When there is a tie between indexes, rule uses the last created one. I realize that I dont know which is the "last" index after a rebuild.

There may be a very remote possibility that plans changed. Very remote.

> This is an extremely puzzling scenario as index reads usually comprise only
> a small fraction of overall reads, even for usually inefficient indexes.
> This suggests in this case that you have a ratio of more than one index
> block for each and every index entry the SQL accesses. This in turn
> suggestions these night jobs are accessing large numbers of empty index
> blocks as part of the index scans being performed.

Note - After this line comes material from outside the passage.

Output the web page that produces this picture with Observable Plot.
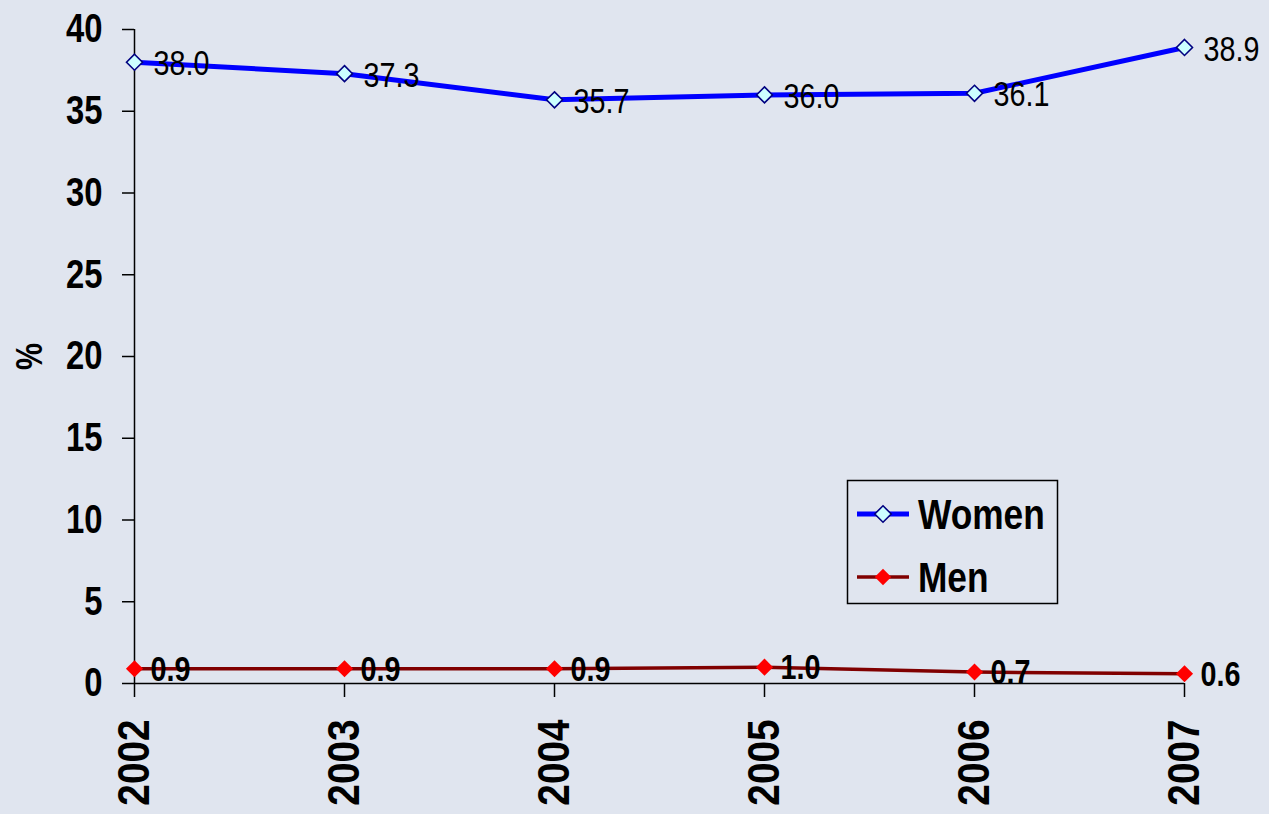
<!DOCTYPE html>
<html><head><meta charset="utf-8">
<script src="https://cdn.jsdelivr.net/npm/d3@7"></script>
<script src="https://cdn.jsdelivr.net/npm/@observablehq/plot@0.6"></script>
<style>
html,body{margin:0;padding:0;background:#e0e5ef;}
#chart{position:relative;width:1269px;height:814px;overflow:hidden;}
#chart svg{display:block;}
#legend{position:absolute;left:0;top:0;pointer-events:none;}
</style>
</head><body><div id="chart"></div>
<script>
// ---- data ----
const years = ["2002", "2003", "2004", "2005", "2006", "2007"];
const women = [38.0, 37.3, 35.7, 36.0, 36.1, 38.9];
const men = [0.9, 0.9, 0.9, 1.0, 0.7, 0.6];
const seriesNames = ["Women", "Men"];
const yTicks = [0, 5, 10, 15, 20, 25, 30, 35, 40];
const yLabel = "%";

// ---- font detection (Arial Narrow look-alike) ----
function w(font) {
  const c = document.createElement("canvas").getContext("2d");
  c.font = font; return c.measureText("0000 Women").width;
}
const narrowW = w("bold 100px 'Liberation Sans Narrow', monospace");
const regW = w("bold 100px 'Liberation Sans', monospace");
const hasNarrow = narrowW < regW * 0.9;
const F = hasNarrow ? "'Liberation Sans Narrow', 'Liberation Sans', Arial, sans-serif" : "'Liberation Sans', Arial, sans-serif";

const womenRows = years.map((y, i) => ({year: y, value: women[i], series: seriesNames[0]}));
const menRows = years.map((y, i) => ({year: y, value: men[i], series: seriesNames[1]}));
const fmt = d3.format(".1f");

const plot = Plot.plot({
  width: 1269,
  height: 814,
  marginLeft: 134,
  marginRight: 85,
  marginTop: 29,
  marginBottom: 131,
  style: {fontFamily: F, background: "#e0e5ef", color: "#000", overflow: "visible"},
  x: {type: "point", domain: years, padding: 0},
  y: {domain: [0, 40]},
  marks: [
    Plot.axisY({ticks: yTicks, tickSize: 12, tickPadding: 20, fontSize: 40, fontWeight: "bold",
      strokeWidth: 1.5, label: yLabel, labelAnchor: "center", labelArrow: "none", labelOffset: 119}),
    Plot.axisX({tickRotate: -90, tickSize: 14, tickPadding: 22, fontSize: 44, fontWeight: "bold",
      strokeWidth: 1.5, label: null}),
    Plot.ruleY([0], {stroke: "#000", strokeWidth: 1.5}),
    Plot.ruleX([years[0]], {y1: 0, y2: 40, stroke: "#000", strokeWidth: 1.5}),
    Plot.line(menRows, {x: "year", y: "value", stroke: "#800000", strokeWidth: 3.5}),
    Plot.line(womenRows, {x: "year", y: "value", stroke: "#0000ff", strokeWidth: 5}),
    Plot.dot(menRows, {x: "year", y: "value", symbol: "diamond2", r: 7.7, fill: "#ff0000", stroke: "none"}),
    Plot.dot(womenRows, {x: "year", y: "value", symbol: "diamond2", r: 7.2, fill: "#ccffff", stroke: "#000080", strokeWidth: 1.6}),
    Plot.text(womenRows, {x: "year", y: "value", text: d => fmt(d.value), dx: 19, dy: 2, textAnchor: "start",
      lineAnchor: "middle", fontSize: 35, fill: "#000"}),
    Plot.text(menRows, {x: "year", y: "value", text: d => fmt(d.value), dx: 16, dy: 1, textAnchor: "start",
      lineAnchor: "middle", fontSize: 35, fontWeight: "bold", fill: "#000"})
  ]
});
// make "%" label bold and sized
d3.select(plot).selectAll("text").filter(function(){ return this.textContent === yLabel; })
  .attr("font-size", 37).attr("font-weight", "bold");

const chart = document.getElementById("chart");
chart.appendChild(plot);

// ---- legend overlay ----
const lg = d3.select(chart).append("svg").attr("id", "legend").attr("width", 1269).attr("height", 814)
  .style("font-family", F);
lg.append("rect").attr("x", 847.5).attr("y", 480.5).attr("width", 210).attr("height", 123)
  .attr("fill", "none").attr("stroke", "#000").attr("stroke-width", 1.5);
const legendItems = [
  {name: seriesNames[0], line: "#0000ff", lw: 5, fill: "#ccffff", stroke: "#000080", cy: 514},
  {name: seriesNames[1], line: "#800000", lw: 3.5, fill: "#ff0000", stroke: "none", cy: 577}
];
const sym = d3.symbol(d3.symbolDiamond2, Math.PI * 7.4 * 7.4);
legendItems.forEach(it => {
  lg.append("line").attr("x1", 857).attr("x2", 909).attr("y1", it.cy).attr("y2", it.cy)
    .attr("stroke", it.line).attr("stroke-width", it.lw);
  lg.append("path").attr("d", sym()).attr("transform", `translate(883,${it.cy})`)
    .attr("fill", it.fill).attr("stroke", it.stroke).attr("stroke-width", 1.6);
  lg.append("text").attr("x", 918).attr("y", it.cy + 15).attr("font-size", 43)
    .attr("font-weight", "bold").attr("fill", "#000").text(it.name);
});

// ---- narrow the glyphs (Arial Narrow look) when no narrow face is installed ----
if (!hasNarrow) {
  d3.select(chart).selectAll("text").each(function() {
    const len = this.getComputedTextLength();
    if (len > 0) {
      const isYear = years.includes(this.textContent);
      const s = isYear ? 0.88 : 0.82;
      this.setAttribute("textLength", (len * s).toFixed(2));
      this.setAttribute("lengthAdjust", "spacingAndGlyphs");
    }
  });
}
</script>
</body></html>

I am trying to follow you, but while I can sort of see that (mostly ?) empty index blocks is a possible cause, I dont understand why it is the only or even most likely one...

(I'm not saying that you are wrong. Far from it)

>
> It's really unfortunate you don't keep before and after statistics of these
> index rebuilds as the results would be most illuminating.

Yes, it is unfortunate, I'm deeply sorry, but then I didn't intend nor even expected to be subject to such a scrutinity in a public forum :-)

> execution results of the bad/good night jobs. It would also be interesting
> to know what kind of DML is performed on these indexes/tables

The night job has a handful of phases. The phase that increased noticeably
is performing select and updates. No insert nor delete.

> if there is significant delete activity (and I mean really really significant delete
> activity without subsequent inserts)

A later phase does a massive amount of select and deletes.

I cannot think of an insert in any phase.

> if the indexes values are monotonically increasing

Many of them are. Primary key are given by sequences. Some indexes use dates;

Not all of them are monotonic, of course.

> or whether any "unusual" activity is performed on these
> indexes/tables.

Well, what do you call "usual ?" ;-)

Mmmm... Deletes are not monotonic.

Stuff is deleted when expired. Most stuff has a somewhat constant expiry delay. But perhaps one stuff in ten must be kept much longer than that usual delay.

Trying to quantify a bit... somewhat constant means a constant + (1 to 3 days). Much longer may be the constant + 6 months. One in ten is an order of magnitude. May be one in 5 or one in 20. I would need to (deeply) check the customer setup I used.

> It would also be interesting to know what the SQL does

Well.. many many things :-)

> whether full index scans are performed

No, with very high probability.

> whether it processes particular "areas" of data
> (such as the older historical stuff)

Definitely yes, for the phase with the deletes hinted above, which deletes historical stuff.

I am less sure for the phase that showed the so noticeable slowdown, however. As I recall, that phase does access historical stuff by the primary key, but the driving index is not what I would call historical - that is it does not index the stuff described above.

That index keys are updated, though.

> It would also be interesting to know just how well tuned these night jobs
> are.

As far as we know, they use the best possible plan for the algorithm as written.

The algorithm itself processes one thing at a time, however. There are no massive update or delete in a single statement.

>
> I'm sorry Raoul if I sound somewhat sceptical
>

Again, please do, Richard. You are most welcome.